## Begin

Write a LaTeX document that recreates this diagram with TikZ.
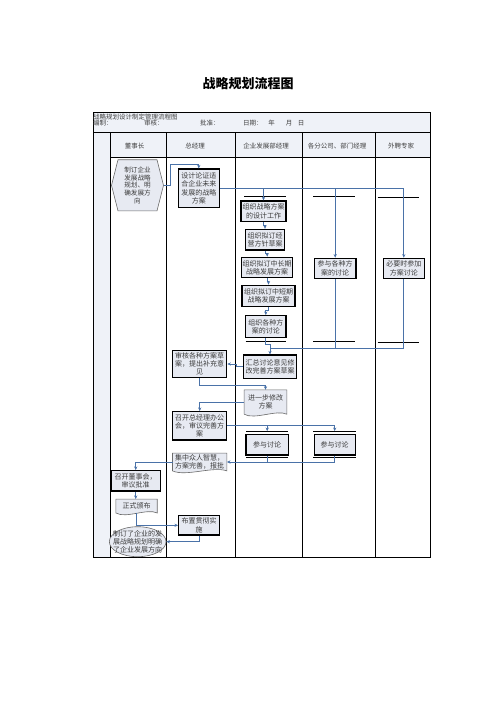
\documentclass[tikz,border=0pt]{standalone}
\usepackage{fontspec}
\newfontfamily\cjk{Noto Sans CJK SC}
\usetikzlibrary{calc,arrows.meta,shapes.geometric,backgrounds}
\definecolor{boxfill}{HTML}{E7EAF2}
\definecolor{hdrfill}{HTML}{EFF2F8}
\definecolor{conncol}{HTML}{4A72A8}
\definecolor{txtcol}{HTML}{3C3C3C}
\definecolor{thinline}{HTML}{6A6A6A}
\newcommand\mydocshape[1]{%
  \begin{scope}[on background layer]
  \path[draw=thinline,line width=0.6pt,fill=boxfill]
    (#1.south west) -- (#1.north west) -- (#1.north east) -- (#1.south east)
    .. controls ($(#1.south)!0.5!(#1.south east)+(0,-5)$) and ($(#1.south)!0.5!(#1.south west)+(0,6)$) .. (#1.south west) -- cycle;
  \end{scope}}
\begin{document}
\begin{tikzpicture}[x=1pt,y=-1pt,
  every node/.style={font=\cjk, text=txtcol, inner sep=0pt},
  box/.style={draw=black, line width=1.2pt, fill=boxfill, align=center, font=\cjk\fontsize{7}{8.3}\selectfont},
  plain/.style={align=center, font=\cjk\fontsize{7}{8.3}\selectfont},
  conn/.style={draw=conncol, line width=0.75pt, -{Stealth[length=3.6pt,width=3.2pt]}},
  connline/.style={draw=conncol, line width=0.75pt},
  bar/.style={draw=black, line width=0.9pt},
  frame/.style={draw=black, line width=0.9pt},
  hdr/.style={font=\cjk\fontsize{6.5}{7}\selectfont, text=black!75},
  lane/.style={font=\cjk\fontsize{6.5}{7}\selectfont, text=black!75}
]
\useasboundingbox (0,0) rectangle (496,702);

% title
\node[font=\cjk\fontsize{13}{13}\selectfont\bfseries, text=black] (title) at (248,84) {战略规划流程图};

% table background and frame
\begin{scope}[on background layer]
\fill[hdrfill] (93,112) rectangle (430,157);
\fill[hdrfill] (93,157) rectangle (110.5,557.5);
\draw[frame] (93,112) rectangle (430,557.5);
\draw[frame] (93,132) -- (430,132);
\draw[frame] (110.5,157) -- (430,157);
\foreach \x in {110.5,166.5,235.5,302.5,375.5} \draw[frame] (\x,132) -- (\x,557.5);
\end{scope}

% header texts
\node[hdr, anchor=west] (h1) at (93,117) {战略规划设计制定管理流程图};
\node[hdr, anchor=west] (h2) at (93,123.5) {编制：};
\node[hdr, anchor=west] (h3) at (144,123.5) {审核：};
\node[hdr, anchor=west] (h4) at (200,123.5) {批准：};
\node[hdr, anchor=west] (h5) at (243,123.5) {日期：};
\node[hdr] (h6) at (271.5,123.5) {年};
\node[hdr] (h7) at (289,123.5) {月};
\node[hdr] (h8) at (301,123.5) {日};

% lane headers
\node[lane] (l1) at (134.5,146) {董事长};
\node[lane] (l2) at (195,146) {总经理};
\node[lane] (l3) at (266,146) {企业发展部经理};
\node[lane] (l4) at (337,146) {各分公司、部门经理};
\node[lane] (l5) at (401,146) {外聘专家};

% hexagon start
\node[plain, font=\cjk\fontsize{6.6}{7.6}\selectfont, minimum width=51.6pt, minimum height=50.7pt] (hex) at (137.5,185.3) {制订企业\\发展战略\\规划、明\\确发展方\\向};
\begin{scope}[on background layer]
\path[draw=thinline, line width=0.6pt, fill=boxfill]
  ($(hex.north west)+(6.5,0)$) -- ($(hex.north east)+(-6.5,0)$) -- (hex.east)
  -- ($(hex.south east)+(-6.5,0)$) -- ($(hex.south west)+(6.5,0)$) -- (hex.west) -- cycle;
\end{scope}

% boxes
\node[box, minimum width=41pt, minimum height=38.3pt] (sheji) at (198.8,188.2) {设计论证适\\合企业未来\\发展的战略\\方案};
\node[box, minimum width=45pt, minimum height=20.5pt] (e1) at (263.5,211.3) {组织战略方案\\的设计工作};
\node[box, minimum width=39pt, minimum height=20.5pt] (e2) at (265,239.7) {组织拟订经\\营方针草案};
\node[box, minimum width=51pt, minimum height=20.4pt] (e3) at (267.2,267.5) {组织拟订中长期\\战略发展方案};
\node[box, minimum width=53pt, minimum height=21.5pt] (e4) at (268.5,296) {组织拟订中短期\\战略发展方案};
\node[box, minimum width=40.3pt, minimum height=22pt] (e5) at (265.8,326.7) {组织各种方\\案的讨论};
\node[box, minimum width=41.7pt, minimum height=20pt] (p1) at (335.2,268.3) {参与各种方\\案的讨论};
\node[box, minimum width=41pt, minimum height=20pt] (p2) at (403.8,268.3) {必要时参加\\方案讨论};

\node[box, minimum width=53.4pt, minimum height=23.3pt] (hz) at (270,366.7) {汇总讨论意见修\\改完善方案草案};
\node[box, minimum width=54pt, minimum height=26.6pt] (sh) at (199.7,364) {审核各种方案草\\案，提出补充意\\见};
\node[plain, minimum width=42.4pt, minimum height=24pt] (jy) at (265.5,402) {进一步修改\\方案};
\mydocshape{jy}
\node[box, minimum width=54pt, minimum height=28.3pt] (zk) at (199.7,425.8) {召开总经理办公\\会，审议完善方\\案};
\node[box, minimum width=42.3pt, minimum height=20.7pt] (q1) at (267.2,444.7) {参与讨论};
\node[box, minimum width=41pt, minimum height=20.7pt] (q2) at (334.7,444.7) {参与讨论};
\node[plain, minimum width=54pt, minimum height=17.4pt] (jz) at (199.7,462) {集中众人智慧，\\方案完善，报批};
\mydocshape{jz}
\node[box, minimum width=49.3pt, minimum height=20.3pt] (ds) at (135.7,480.8) {召开董事会，\\审议批准};
\node[plain, minimum width=41pt, minimum height=13.5pt] (gb) at (136.5,506) {正式颁布};
\mydocshape{gb}
\node[box, minimum width=41pt, minimum height=19.3pt] (bz) at (199.2,525.3) {布置贯彻实\\施};
\node[ellipse, draw=thinline, line width=0.6pt, fill=boxfill, minimum width=56.7pt, minimum height=30pt] (el) at (137.7,541.7) {};
\node[plain] (elt) at (el.center) {制订了企业的发\\展战略规划明确\\了企业发展方向};

% sync bars
\draw[bar] (244,196.3) -- (286,196.3);
\draw[bar] (313.3,196.3) -- (355,196.3);
\draw[bar] (377.7,197.5) -- (419.3,197.5);
\draw[bar] (245.7,341.7) -- (286,341.7);
\draw[bar] (313.3,341.7) -- (355,341.7);
\draw[bar] (377.7,342.5) -- (419.3,342.5);
\draw[bar] (246,431.7) -- (288.3,431.7);
\draw[bar] (246,457.7) -- (288.3,457.7);
\draw[bar] (313.3,431.7) -- (355.5,431.7);
\draw[bar] (313.3,457.7) -- (355.5,457.7);

% connectors
\coordinate (c1) at (170,185.3);
\coordinate (c2) at (170,164);
\draw[conn] (hex.east) -- (c1) -- (c2) -| (sheji.north);
\draw[conn] (sheji.east) -| (p2.north);
\draw[conn] (sheji.east -| e1.north) -- (e1.north);
\draw[conn] (sheji.east -| p1.north) -- (p1.north);
\draw[conn] (e1.south) -- ++(0,3) -| (e2.north);
\draw[conn] (e2.south) -- ++(0,3) -| (e3.north);
\draw[conn] (e3.south) -- ++(0,3) -| (e4.north);
\draw[conn] (e4.south) -- ++(0,3) -| (e5.north);
\coordinate (j1) at ($(hz.north)+(0,-6)$);
\draw[conn] (e5.south) -- ++(0,6) -| (hz.north);
\draw[connline] (p2.south) |- (j1);
\draw[connline] (p1.south) -- (p1.south |- j1);
\draw[conn] (hz.west) -- ++(-6.6,0) |- (sh.east);
\draw[conn] (sh.south) -- ++(0,7.7) -| (jy.north);
\draw[conn] (jy.west) -| (zk.north);
\draw[conn] (zk.east) -| ([yshift=2.6pt]q2.north);
\draw[conn] (zk.east -| q1.north) -- ([yshift=2.6pt]q1.north);
\draw[conn] (q2.south) |- (jz.east);
\draw[connline] (q1.south) -- (q1.south |- jz.east);
\draw[conn] (jz.west) -| (ds.north);
\draw[conn] (ds.south) -- (ds.south |- gb.north);
\draw[conn] (gb.south) |- (bz.west);
\draw[conn] (bz.south) |- (el.east);
\end{tikzpicture}
\end{document}
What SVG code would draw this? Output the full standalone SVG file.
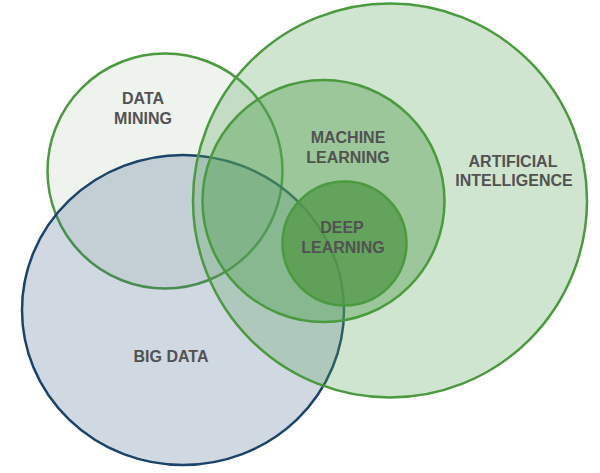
<svg xmlns="http://www.w3.org/2000/svg" width="600" height="473" viewBox="0 0 600 473">
<style>
.lbl{font-family:"Liberation Sans",Arial,sans-serif;font-weight:bold;font-size:16px;fill:#525252;text-anchor:middle}
.g{stroke:#4b9a3f;stroke-width:2.5}
</style>
<rect width="600" height="473" fill="#ffffff"/>
<g id="data-mining">
<circle cx="165" cy="171" r="117.5" fill="#eef3ee" class="g"/>
</g>
<g id="big-data">
<ellipse cx="183" cy="310" rx="161" ry="155" fill="#44648a" fill-opacity="0.25" stroke="#1b4468" stroke-width="2.5"/>
</g>
<g id="artificial-intelligence">
<circle cx="390" cy="200.5" r="197" fill="#57a257" fill-opacity="0.28" class="g"/>
</g>
<g id="machine-learning">
<circle cx="323.5" cy="201" r="121" fill="#57a257" fill-opacity="0.44" class="g"/>
</g>
<g id="deep-learning">
<circle cx="344.5" cy="243.5" r="62" fill="#569a4b" fill-opacity="0.8" class="g"/>
</g>
<g id="labels">
<text class="lbl" x="143" y="104">DATA</text>
<text class="lbl" x="143" y="124">MINING</text>
<text class="lbl" x="348" y="143">MACHINE</text>
<text class="lbl" x="348" y="163">LEARNING</text>
<text class="lbl" x="513" y="167">ARTIFICIAL</text>
<text class="lbl" x="514" y="186">INTELLIGENCE</text>
<text class="lbl" x="342" y="233">DEEP</text>
<text class="lbl" x="343" y="252.5">LEARNING</text>
<text class="lbl" x="171" y="362">BIG DATA</text>
</g>
<g id="connectors"/>
</svg>
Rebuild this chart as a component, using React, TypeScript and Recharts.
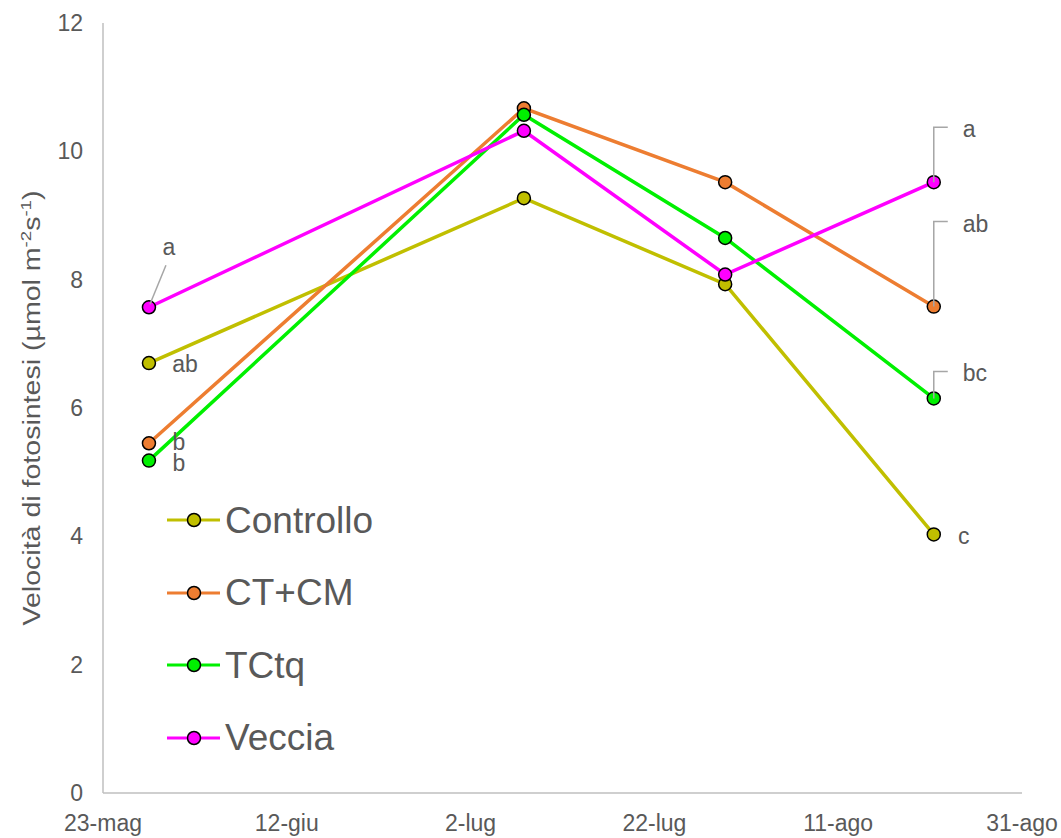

## End

# What you are asked to do:
Reproduce the listing above from the line that contains "What SVG code" through its final line, exactly and with nothing added. Omit the images.

# The reply:
What SVG code would draw this? Output the full standalone SVG file.
<svg xmlns="http://www.w3.org/2000/svg" width="600" height="473" viewBox="0 0 600 473">
<style>
.lbl{font-family:"Liberation Sans",Arial,sans-serif;font-weight:bold;font-size:16px;fill:#525252;text-anchor:middle}
.g{stroke:#4b9a3f;stroke-width:2.5}
</style>
<rect width="600" height="473" fill="#ffffff"/>
<g id="data-mining">
<circle cx="165" cy="171" r="117.5" fill="#eef3ee" class="g"/>
</g>
<g id="big-data">
<ellipse cx="183" cy="310" rx="161" ry="155" fill="#44648a" fill-opacity="0.25" stroke="#1b4468" stroke-width="2.5"/>
</g>
<g id="artificial-intelligence">
<circle cx="390" cy="200.5" r="197" fill="#57a257" fill-opacity="0.28" class="g"/>
</g>
<g id="machine-learning">
<circle cx="323.5" cy="201" r="121" fill="#57a257" fill-opacity="0.44" class="g"/>
</g>
<g id="deep-learning">
<circle cx="344.5" cy="243.5" r="62" fill="#569a4b" fill-opacity="0.8" class="g"/>
</g>
<g id="labels">
<text class="lbl" x="143" y="104">DATA</text>
<text class="lbl" x="143" y="124">MINING</text>
<text class="lbl" x="348" y="143">MACHINE</text>
<text class="lbl" x="348" y="163">LEARNING</text>
<text class="lbl" x="513" y="167">ARTIFICIAL</text>
<text class="lbl" x="514" y="186">INTELLIGENCE</text>
<text class="lbl" x="342" y="233">DEEP</text>
<text class="lbl" x="343" y="252.5">LEARNING</text>
<text class="lbl" x="171" y="362">BIG DATA</text>
</g>
<g id="connectors"/>
</svg>
Rebuild this chart as a component, using React, TypeScript and Recharts.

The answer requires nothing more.